I ask him if he stays up nights thinking about food. “Actually, I do,” he says, “my wife complains about it all the time.”  There is something about Marfoglia that reminds me more of a  mid-western stock broker than a top Italian chef, but he’s been cooking since the summer of 1986 when he was hired as the chef’s helper at the La Dolce Vita Restaurant in Venice.  


“What I didn’t know,” he says, “is that chef’s helper is just another way of saying galley slave.”


It was his first restaurant job and he says he has never worked so hard in his life.
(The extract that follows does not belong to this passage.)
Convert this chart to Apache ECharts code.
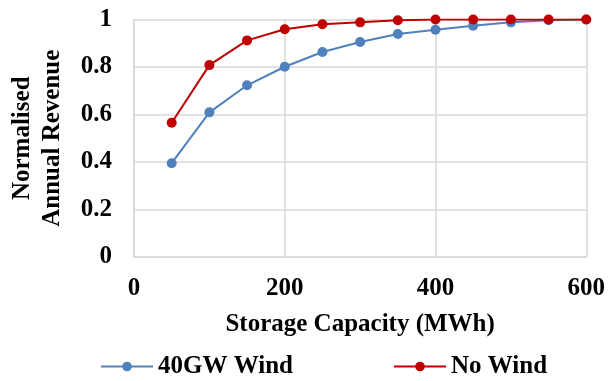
<!DOCTYPE html>
<html><head><meta charset="utf-8">
<script src="https://cdn.jsdelivr.net/npm/echarts@6/dist/echarts.min.js"></script>
<style>html,body{margin:0;padding:0;background:#fff}#c{width:608px;height:381px}</style>
</head><body><div id="c"></div>
<script>
var capacity = [50, 100, 150, 200, 250, 300, 350, 400, 450, 500, 550, 600];
var wind40 = [0.395, 0.609, 0.723, 0.801, 0.863, 0.905, 0.939, 0.957, 0.974, 0.988, 0.997, 1.0];
var noWind = [0.565, 0.808, 0.912, 0.959, 0.980, 0.988, 0.997, 1.0, 1.0, 1.0, 1.0, 1.0];
var seriesNames = ['40GW Wind', 'No Wind'];
var xTitle = 'Storage Capacity (MWh)';
var yTitle = 'Normalised\nAnnual Revenue';

function pairs(xs, ys){ return xs.map(function(x,i){ return [x, ys[i]]; }); }
var font = 'Liberation Serif, Times New Roman, serif';
var chart = echarts.init(document.getElementById('c'), null, {renderer:'canvas'});
chart.setOption({
  animation:false,
  backgroundColor:'#fff',
  grid:{left:132, right:21, top:19.5, bottom:124, containLabel:false},
  xAxis:{type:'value', min:0, max:600, interval:200,
    name:xTitle, nameLocation:'middle', nameGap:55,
    nameTextStyle:{fontFamily:font, fontWeight:'bold', fontSize:25, color:'#000'},
    axisLine:{show:true, lineStyle:{color:'#d9d9d9', width:1.5}},
    axisTick:{show:false},
    splitLine:{show:true, lineStyle:{color:'#d9d9d9', width:1.5}},
    axisLabel:{fontFamily:font, fontWeight:'bold', fontSize:25, color:'#000', margin:19}
  },
  yAxis:{type:'value', min:0, max:1, interval:0.2,
    name:yTitle, nameLocation:'middle', nameGap:66,
    nameTextStyle:{fontFamily:font, fontWeight:'bold', fontSize:25, color:'#000', lineHeight:30},
    axisLine:{show:true, lineStyle:{color:'#d9d9d9', width:1.5}},
    axisTick:{show:false},
    splitLine:{show:true, lineStyle:{color:'#d9d9d9', width:1.5}},
    axisLabel:{fontFamily:font, fontWeight:'bold', fontSize:25, color:'#000', margin:22,
      formatter:function(v){ return String(Math.round(v*10)/10); }}
  },
  legend:[
    {data:[seriesNames[0]], left:100, top:354, padding:0, itemWidth:52, itemHeight:12, itemGap:6,
     textStyle:{fontFamily:font, fontWeight:'bold', fontSize:25, color:'#000'}},
    {data:[seriesNames[1]], left:393, top:354, padding:0, itemWidth:52, itemHeight:12, itemGap:6,
     textStyle:{fontFamily:font, fontWeight:'bold', fontSize:25, color:'#000'}}
  ],
  series:[
    {name:seriesNames[0], type:'line', data:pairs(capacity, wind40), symbol:'circle', symbolSize:10,
     itemStyle:{color:'#4f81bd'}, lineStyle:{color:'#4f81bd', width:2}},
    {name:seriesNames[1], type:'line', data:pairs(capacity, noWind), symbol:'circle', symbolSize:10,
     itemStyle:{color:'#c00000'}, lineStyle:{color:'#c00000', width:2}}
  ]
});
</script></body></html>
The La Dolce Vita kitchen was as noisy and chaotic as Times Square on New Year’s eve; the heat, the pressure, the chef always shouting at the top of his lungs, and yet through it all the raw and unpeeled were transformed into wonderful, even beautiful dishes.
 Chef Marfoglia
“I loved it,” he says. “It was a mind numbing job, but there was something about the high level of chaos and creativity that was fascinating. They hired me again the next summer and the next three summers after that. It didn’t take me long to realize that I wanted to cook full time so at the end of the fourth summer I went home and got a job at a restaurant in Milan. I’ve been at it ever since.”

Marfoglia moved to New York about 15 years ago and has made a name for himself, cooking at notable New York restaurants like the Tribeca Grill, Mad 61, Le Madri, 7 MoMa, Tuscan Square and Coco Pazza, not to mention his stint as private chef to the Italian Ambassador to the United Nations.
 
 The Only Way to Villa Balbianello
“The key to successful entertaining, especially in the summer, is to keep things simple,” he says with the confidence of someone secure in his talent. Perhaps it is his culinary culture and respect for classic cuisine that gives him the courage to bend the rules and treat tradition with a bit of irreverence. Growing up in Italy certainly helped form his vision of how food should taste, but I can’t help thinking there has to be a bit of wizardry in there someplace.